普段の日常の片隅の些細な出来事なんですけど、画家が風景描いたり、カメラマンが写真を撮ったりするっていうのと一緒ですね。
私も目で見た景色を小さい彫刻として作っているだけで、特別なことは何もないけど「素敵な景色とか物を所有したい」という思いから形にしています。
目標はまずは続けることです。
何かこれをやりたいっていう大きな目標はないんですけど、この職業は定年退職がないのがいいなと思っています。
ずっと多分、私はおばあちゃんになっても手が動く限り作り続けてると思います。
自分のペースでいいと思うんですよね。
私は作らないと不安になるから作っているだけで、作りたくなければ休憩してもいいし、違うことをやってもいいと思います。
多分、作りたい人はまた作りたくなると思うんですよ。本当に自由でいいと思う。
お金がないと心が貧しくなるとは思うんですよね。
(制作費や生活費など)必要最低限の生活が成り立つ分は補って、自分の好きなこともやる。

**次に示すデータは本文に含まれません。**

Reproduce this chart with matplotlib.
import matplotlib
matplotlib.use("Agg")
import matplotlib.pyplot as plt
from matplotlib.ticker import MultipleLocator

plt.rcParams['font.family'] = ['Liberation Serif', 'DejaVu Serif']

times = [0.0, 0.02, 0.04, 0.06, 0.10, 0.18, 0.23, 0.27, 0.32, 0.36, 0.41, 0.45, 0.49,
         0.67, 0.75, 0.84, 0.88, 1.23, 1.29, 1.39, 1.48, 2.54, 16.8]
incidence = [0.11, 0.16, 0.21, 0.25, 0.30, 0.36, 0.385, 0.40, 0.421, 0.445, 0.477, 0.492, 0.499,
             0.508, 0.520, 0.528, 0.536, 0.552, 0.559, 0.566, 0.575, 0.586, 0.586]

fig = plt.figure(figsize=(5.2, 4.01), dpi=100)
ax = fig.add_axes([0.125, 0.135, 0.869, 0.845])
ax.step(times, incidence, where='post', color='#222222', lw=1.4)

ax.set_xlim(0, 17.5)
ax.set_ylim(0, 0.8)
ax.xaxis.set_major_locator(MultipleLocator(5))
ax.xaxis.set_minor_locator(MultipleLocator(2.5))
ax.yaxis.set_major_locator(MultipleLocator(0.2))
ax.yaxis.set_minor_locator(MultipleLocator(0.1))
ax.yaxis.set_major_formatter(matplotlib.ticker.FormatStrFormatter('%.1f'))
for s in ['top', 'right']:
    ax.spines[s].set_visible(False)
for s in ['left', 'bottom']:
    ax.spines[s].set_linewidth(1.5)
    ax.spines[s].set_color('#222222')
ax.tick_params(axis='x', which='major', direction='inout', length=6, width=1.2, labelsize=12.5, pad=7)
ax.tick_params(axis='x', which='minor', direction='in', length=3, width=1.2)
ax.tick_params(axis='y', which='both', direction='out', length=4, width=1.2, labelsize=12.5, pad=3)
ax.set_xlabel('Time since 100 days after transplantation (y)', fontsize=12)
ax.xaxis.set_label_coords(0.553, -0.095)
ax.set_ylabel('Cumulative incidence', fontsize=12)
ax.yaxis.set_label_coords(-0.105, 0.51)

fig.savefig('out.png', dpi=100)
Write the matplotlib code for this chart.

生活って人それぞれなので、バランスもあると思うんですけど。
周りに頼ることはすごく大事で、口に出すことは大切にしてきました。
「作家活動をやってるよ」とか、いろんな場所で仕事がもらえるように自己紹介していく。たまに恥ずかしいこともありますけど(笑)
自分から前へ前へ。仕事は待たずに拾いにいくっていう精神は必要ですよね。
10月29日(土)30日(日)に、千葉県の市川市で「工房からの風」というイベントに出させてもらいます。頑張ってきます。
ご自身のことを「回遊魚のようにいつも動き回っています」とおっしゃっていた桑山さん。
明るさとしなやかさ、そしてパワフルなバイタリティーが作家活動を続ける源にあるのだと感じました。
今後は作品を通じて、全国を旅したいとの目標もあるとのこと。
来年には、個展で大人向けと子供向けのワークショップも予定しているそうです。
ぜひ機会があれば実物の作品を手に取って見てみてくださいね。